M. Fantin père à son chevalet

Plongé dans l’ombre de l’atelier, le modèle est le père de l’artiste, Jean-Théodore Fantin-Latour (1805-1875). Il reçoit une formation de peintre à Grenoble où il s’installera entre 1831 et 1841.
À Paris, il expose au Salon et contribue à remettre le pastel au goût du jour. Le Musée de Grenoble conserve quatre huiles sur toile (des portraits de famille) et dix-huit dessins de sa main, légués par Victoria Fantin-Latour, selon de souhait de Fantin qui manifestait ainsi son attachement à l’œuvre de celui qui fut son premier et exigeant professeur de dessin.
Cette feuille, un grand format exécuté au crayon lithographique sur un calque autographique, est la répétition tardive d’un dessin de 1859 conservé au musée du Louvre[1] et choisi par Fantin pour être présenté à l’unique exposition de ses dessins organisée en 1902 par la galerie Tempelaere[2].
Pour autant, l’artiste ne tira pas la lithographie projetée. Peut-être faut-il incriminer une certaine raideur dans l’exécution et l’excès de crayon noir qui a plissé la feuille [3]. Seul le jour de la fenêtre haute, prodiguant un rai de lumière sur les outils de la création (la main tenant le pinceau, la toile blanche en cours d’exécution, le chevalet et le meuble à couleurs), interrompt la monotonie des hachures épaisses et régulières. Nul doute cependant qu’une fois le dessin sur papier reporté sur la pierre, l’artiste n’eût éclairé et animé au grattoir ces zones d’ombre, qui étaient plus fouillées dans la première version du Louvre.
La silhouette élancée et l’allure juvénile du modèle n’évoquent pas l’homme d’une cinquantaine d’années auquel devait ressembler Théodore au moment de la première version du portrait.

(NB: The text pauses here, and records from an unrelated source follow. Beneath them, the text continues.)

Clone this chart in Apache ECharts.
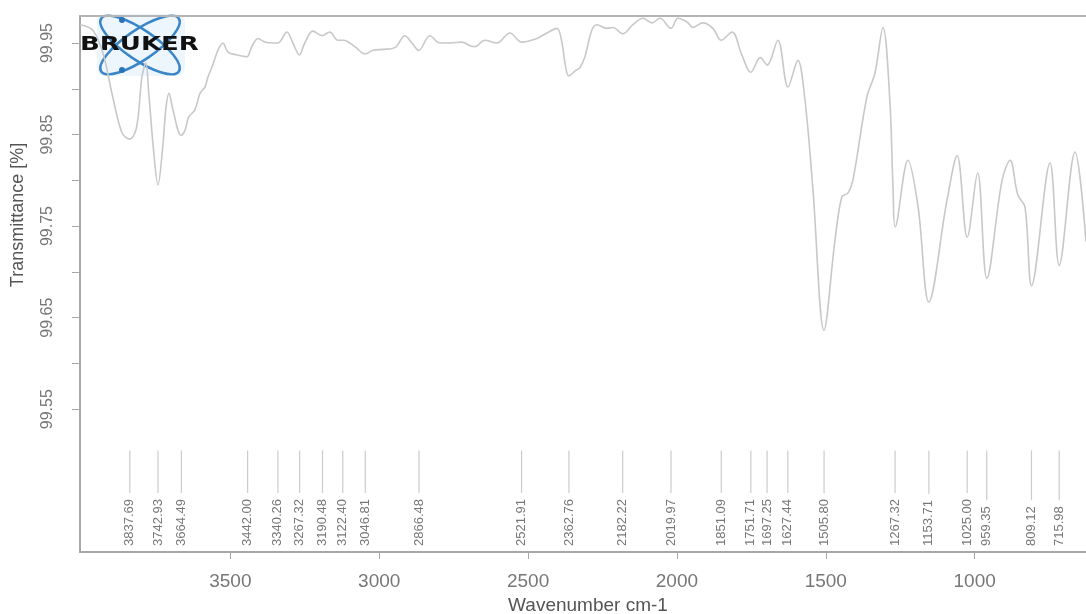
<!DOCTYPE html>
<html>
<head>
<meta charset="utf-8">
<title>IR spectrum</title>
<script src="https://cdn.jsdelivr.net/npm/echarts@6/dist/echarts.min.js"></script>
<style>
  html, body { margin: 0; padding: 0; background: #fff; }
  #chart { width: 1086px; height: 614px; }
</style>
</head>
<body>
<div id="chart"></div>
<script>
// trace: wavenumber (cm-1) and transmittance (%)
const wavenumbers = [
  4005, 3962, 3928, 3895, 3864, 3838, 3815, 3797, 3784, 3774, 3758, 3743, 3728, 3716, 3706, 3693,
  3665, 3652, 3640, 3619, 3602, 3585, 3575, 3559, 3542, 3525, 3508, 3478, 3445, 3428, 3407, 3384,
  3357, 3340, 3310, 3290, 3268, 3250, 3223, 3192, 3166, 3139, 3120, 3082, 3047, 3021, 2988, 2947,
  2914, 2890, 2867, 2830, 2796, 2762, 2722, 2695, 2679, 2645, 2605, 2561, 2522, 2470, 2437, 2403,
  2386, 2376, 2363, 2340, 2326, 2309, 2286, 2269, 2235, 2215, 2182, 2148, 2114, 2084, 2057, 2020,
  1997, 1966, 1946, 1913, 1879, 1851, 1815, 1782, 1752, 1720, 1697, 1661, 1627, 1594, 1570, 1543,
  1506, 1469, 1446, 1426, 1409, 1362, 1335, 1308, 1285, 1274, 1267, 1224, 1190, 1154, 1093, 1059,
  1025, 990, 959, 908, 881, 855, 831, 809, 747, 716, 663, 626
];
const transmittance = [
  99.970, 99.964, 99.939, 99.891, 99.852, 99.845, 99.858, 99.913, 99.928, 99.895, 99.833, 99.795, 99.833, 99.880, 99.895, 99.877,
  99.849, 99.855, 99.869, 99.877, 99.895, 99.902, 99.913, 99.926, 99.942, 99.950, 99.940, 99.937, 99.935, 99.946, 99.955, 99.951,
  99.950, 99.950, 99.962, 99.950, 99.937, 99.950, 99.963, 99.958, 99.962, 99.953, 99.953, 99.946, 99.938, 99.942, 99.943, 99.945,
  99.958, 99.950, 99.942, 99.958, 99.950, 99.950, 99.951, 99.947, 99.946, 99.953, 99.950, 99.961, 99.951, 99.955, 99.961, 99.966,
  99.950, 99.928, 99.914, 99.920, 99.923, 99.935, 99.964, 99.970, 99.966, 99.967, 99.960, 99.970, 99.977, 99.972, 99.977, 99.966,
  99.977, 99.973, 99.967, 99.972, 99.966, 99.953, 99.962, 99.937, 99.918, 99.934, 99.926, 99.953, 99.902, 99.931, 99.888, 99.789,
  99.636, 99.735, 99.782, 99.786, 99.800, 99.891, 99.917, 99.967, 99.888, 99.789, 99.749, 99.822, 99.771, 99.667, 99.778, 99.827,
  99.738, 99.808, 99.693, 99.800, 99.822, 99.784, 99.771, 99.685, 99.819, 99.707, 99.831, 99.733
];
const peakPositions = [
  3837.69, 3742.93, 3664.49, 3442.00, 3340.26, 3267.32, 3190.48, 3122.40, 3046.81, 2866.48,
  2521.91, 2362.76, 2182.22, 2019.97, 1851.09, 1751.71, 1697.25, 1627.44, 1505.80, 1267.32,
  1153.71, 1025.00, 959.35, 809.12, 715.98
];
const xTickValues = [3500, 3000, 2500, 2000, 1500, 1000];
const yTickValues = [99.55, 99.60, 99.65, 99.70, 99.75, 99.80, 99.85, 99.90, 99.95];
const yLabelValues = [99.55, 99.65, 99.75, 99.85, 99.95];

const X_MIN = 626, X_MAX = 4005;
const Y_MIN = 99.394, Y_MAX = 99.9795;

const axisGray = '#a8a8a8';
const labelGray = '#777';
const peakFont = '13px "Liberation Sans"';

const measureCtx = document.createElement('canvas').getContext('2d');
measureCtx.font = peakFont;

const chart = echarts.init(document.getElementById('chart'));

chart.setOption({
  animation: false,
  grid: { left: 80, top: 16, right: 0, bottom: 62 },
  xAxis: [
    {
      type: 'value', inverse: true, min: X_MIN, max: X_MAX,
      axisLine: { lineStyle: { color: axisGray, width: 2 } },
      axisTick: { customValues: xTickValues, length: 7, lineStyle: { color: axisGray } },
      axisLabel: {
        customValues: xTickValues, margin: 20, fontSize: 19,
        color: labelGray, fontFamily: 'Liberation Sans',
        formatter: v => String(v)
      },
      splitLine: { show: false }
    },
    {
      // top frame line only
      type: 'value', position: 'top', inverse: true, min: X_MIN, max: X_MAX,
      axisLine: { show: true, lineStyle: { color: '#b4b4b4', width: 2 } },
      axisTick: { show: false },
      axisLabel: { show: false },
      splitLine: { show: false }
    }
  ],
  yAxis: {
    type: 'value', min: Y_MIN, max: Y_MAX,
    axisLine: { show: true, lineStyle: { color: axisGray, width: 2 } },
    axisTick: { show: true, customValues: yTickValues, length: 8, lineStyle: { color: axisGray } },
    axisLabel: {
      customValues: yLabelValues, rotate: 90, margin: 24, fontSize: 16,
      color: labelGray, fontFamily: 'Liberation Sans',
      formatter: v => v.toFixed(2)
    },
    splitLine: { show: false }
  },
  graphic: [
    {
      type: 'text', x: 18, y: 215, rotation: Math.PI / 2,
      style: { text: 'Transmittance [%]', fill: '#555', fontSize: 18, fontFamily: 'Liberation Sans', align: 'center', verticalAlign: 'middle' }
    },
    {
      type: 'text', x: 588, y: 606,
      style: { text: 'Wavenumber cm-1', fill: '#555', fontSize: 19, fontFamily: 'Liberation Sans', align: 'center', verticalAlign: 'middle' }
    },
    // Bruker logo
    {
      type: 'group', z: 100,
      children: [
        { type: 'rect', shape: { x: 97, y: 14, width: 88, height: 62, r: 8 }, style: { fill: 'rgba(215,234,250,0.45)' } },
        { type: 'ellipse', x: 140, y: 45, rotation: 0.6, shape: { cx: 0, cy: 0, rx: 47, ry: 15 }, style: { fill: 'none', stroke: '#3a86c8', lineWidth: 2.5 } },
        { type: 'ellipse', x: 140, y: 45, rotation: -0.6, shape: { cx: 0, cy: 0, rx: 47, ry: 15 }, style: { fill: 'none', stroke: '#3a86c8', lineWidth: 2.5 } },
        { type: 'circle', shape: { cx: 122, cy: 20, r: 3 }, style: { fill: '#2a72b8' } },
        { type: 'circle', shape: { cx: 122, cy: 70, r: 3 }, style: { fill: '#2a72b8' } },
        {
          type: 'text', x: 80, y: 45, scaleX: 1.3,
          style: { text: 'BRUKER', fill: '#111', fontSize: 20, fontWeight: 'bold', fontFamily: 'DejaVu Sans', align: 'left', verticalAlign: 'middle' }
        }
      ]
    }
  ],
  series: [
    {
      type: 'line',
      data: wavenumbers.map((w, i) => [w, transmittance[i]]),
      smooth: 0.35,
      showSymbol: false,
      lineStyle: { color: '#c8c8c8', width: 1.6 },
      silent: true
    },
    {
      type: 'custom',
      data: peakPositions.map(p => [p]),
      encode: { x: 0 },
      silent: true,
      renderItem: function (params, api) {
        const v = api.value(0);
        const x = api.coord([v, Y_MIN])[0];
        const yTop = api.coord([v, 99.505])[1];
        const yBase = api.coord([v, Y_MIN])[1] - 6;
        const text = v.toFixed(2);
        const w = measureCtx.measureText(text).width;
        return {
          type: 'group',
          children: [
            {
              type: 'line',
              shape: { x1: x, y1: yTop, x2: x, y2: yBase - w - 6 },
              style: { stroke: '#cccccc', lineWidth: 1.2 }
            },
            {
              type: 'text', x: x, y: yBase, rotation: Math.PI / 2,
              style: { text: text, fill: labelGray, font: peakFont, align: 'left', verticalAlign: 'middle' }
            }
          ]
        };
      }
    }
  ]
});
</script>
</body>
</html>
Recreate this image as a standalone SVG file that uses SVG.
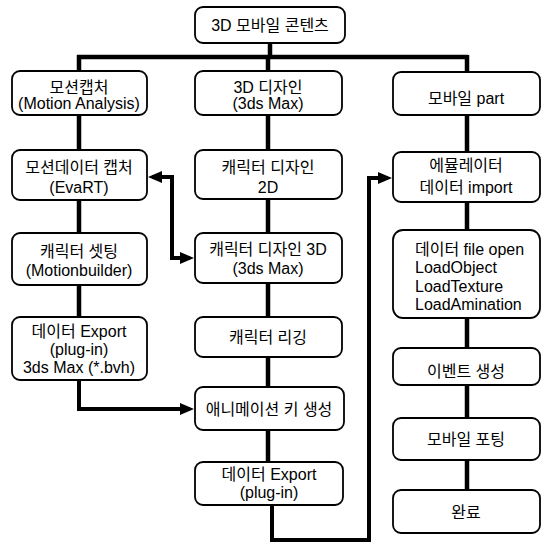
<svg xmlns="http://www.w3.org/2000/svg" width="544" height="545" viewBox="0 0 544 545">
<style>
.box{fill:#fff;stroke:#000;stroke-width:1.8}
.t{font-family:"Liberation Sans","Noto Sans CJK KR",sans-serif;font-size:16px;fill:#000;text-anchor:middle}
.l{text-anchor:start}
.c{fill:none;stroke:#000;stroke-width:4.5;stroke-linejoin:miter}
.a{fill:none;stroke:#000;stroke-width:4;stroke-linejoin:miter}
</style>
<defs>
<marker id="ah" viewBox="0 0 14 12" refX="10" refY="6" markerWidth="14" markerHeight="12" orient="auto" markerUnits="userSpaceOnUse">
<path d="M0,0 L14,6 L0,12 z" fill="#000"/>
</marker>
</defs>
<rect width="544" height="545" fill="#fff"/>
<g id="connectors">
<path class="c" d="M270,43 V57 M77,57 H468 M79,55 V72 M268,57 V72 M467,55 V72"/>
<path class="c" d="M79,115 V150 M79,200 V233 M79,285 V317"/>
<path class="c" d="M268,115 V150 M268,200 V233 M268,283 V317 M268,357 V387 M268,430 V462"/>
<path class="c" d="M467,115 V152 M467,202 V230 M467,318 V348 M467,385 V418 M467,460 V490"/>
<path class="a" d="M172,176 V258 H190" marker-end="url(#ah)"/>
<path class="a" d="M174,177 H152" marker-end="url(#ah)"/>
<path class="a" d="M79,380 V409 H190" marker-end="url(#ah)"/>
<path class="a" d="M272,505 V540 H369 V178 H388" marker-end="url(#ah)"/>
</g>
<g id="n0"><rect class="box" x="195" y="7" width="150" height="36" rx="8"/><text class="t" x="270" y="31">3D 모바일 콘텐츠</text></g>
<g id="n1"><rect class="box" x="12" y="71" width="135" height="44" rx="8"/><text class="t" x="79" y="93">모션캡처</text><text class="t" x="79" y="109">(Motion Analysis)</text></g>
<g id="n2"><rect class="box" x="195" y="71" width="147" height="44" rx="8"/><text class="t" x="268" y="93">3D 디자인</text><text class="t" x="268" y="109">(3ds Max)</text></g>
<g id="n3"><rect class="box" x="393" y="72" width="147" height="43" rx="8"/><text class="t" x="466" y="104">모바일 part</text></g>
<g id="n4"><rect class="box" x="12" y="150" width="135" height="50" rx="8"/><text class="t" x="79" y="173">모션데이터 캡처</text><text class="t" x="79" y="193">(EvaRT)</text></g>
<g id="n5"><rect class="box" x="195" y="150" width="147" height="49" rx="8"/><text class="t" x="268" y="173">캐릭터 디자인</text><text class="t" x="268" y="193">2D</text></g>
<g id="n6"><rect class="box" x="393" y="152" width="147" height="50" rx="8"/><text class="t" x="466" y="171">에뮬레이터</text><text class="t" x="466" y="193">데이터 import</text></g>
<g id="n7"><rect class="box" x="12" y="233" width="135" height="52" rx="8"/><text class="t" x="79" y="257">캐릭터 셋팅</text><text class="t" x="79" y="276">(Motionbuilder)</text></g>
<g id="n8"><rect class="box" x="195" y="233" width="147" height="50" rx="8"/><text class="t" x="268" y="255">캐릭터 디자인 3D</text><text class="t" x="268" y="274">(3ds Max)</text></g>
<g id="n9"><rect class="box" x="393" y="230" width="147" height="88" rx="10"/><text class="t l" x="415" y="255">데이터 file open</text><text class="t l" x="415" y="273">LoadObject</text><text class="t l" x="415" y="292">LoadTexture</text><text class="t l" x="415" y="310">LoadAmination</text></g>
<g id="n10"><rect class="box" x="12" y="317" width="135" height="63" rx="8"/><text class="t" x="79" y="337">데이터 Export</text><text class="t" x="79" y="355">(plug-in)</text><text class="t" x="79" y="373">3ds Max (*.bvh)</text></g>
<g id="n11"><rect class="box" x="195" y="317" width="147" height="40" rx="8"/><text class="t" x="268" y="343">캐릭터 리깅</text></g>
<g id="n12"><rect class="box" x="393" y="348" width="147" height="37" rx="8"/><text class="t" x="466" y="377">이벤트 생성</text></g>
<g id="n13"><rect class="box" x="195" y="387" width="149" height="43" rx="8"/><text class="t" x="269" y="415">애니메이션 키 생성</text></g>
<g id="n14"><rect class="box" x="393" y="418" width="147" height="42" rx="8"/><text class="t" x="466" y="445">모바일 포팅</text></g>
<g id="n15"><rect class="box" x="195" y="462" width="148" height="43" rx="8"/><text class="t" x="269" y="480">데이터 Export</text><text class="t" x="269" y="498">(plug-in)</text></g>
<g id="n16"><rect class="box" x="393" y="490" width="147" height="43" rx="8"/><text class="t" x="466" y="518">완료</text></g>
</svg>
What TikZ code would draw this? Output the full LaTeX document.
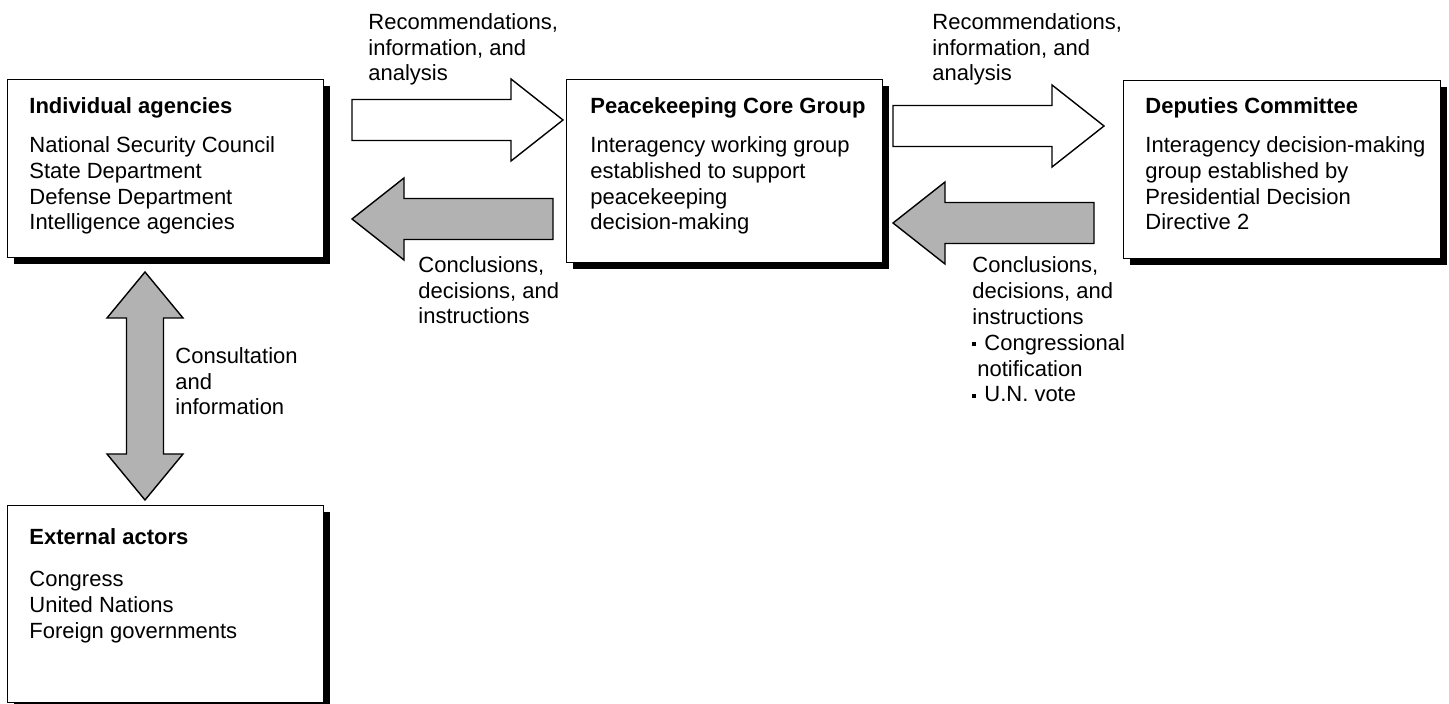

En outre, deux portraits de lui par son fils, conservés à Grenoble, nous restituent une physionomie tout autre[4]. Physionomie que le clair-obscur et la pose choisie, de trois quarts perdus, dérobent ici plus qu’ils ne révèlent. Ces choix paradoxaux invitent à voir dans cette évocation d’un peintre solitaire et absorbé, caractéristique des scènes d’intérieur immobiles et recueillies des débuts de Fantin, moins un portrait qu’une image atemporelle de la création[5]. C’est aussi l’une des premières scènes d’atelier, thème cher à l’artiste, qui contribuera à sa renommée, notamment avec Un atelier aux Batignolles (Salon de 1870, Paris, musée d’Orsay).
[1] Artiste peignant assis, fusain sur papier brun, 41x29,2 cm, Paris, musée du Louvre, département des Arts graphiques, fonds du musée d’Orsay, RF 12 813 recto (FL 127).
[2] Voir FL 1485. Pour l’exposition chez Tempelaere, voir aussi le catalogue manuscrit de l’exposition, n°1 dans Recueil Tempelaere et Clément-Janin, 1903, p. 256.
[3] Voir 1982-1983 Paris-Ottawa-San Francisco, cat. exp., p.280.
[4] Voir MG IS 69-33 et MG IS 69-34.
[5] L’identité du modèle est donnée par le catalogue de Victoria Fantin-Latour.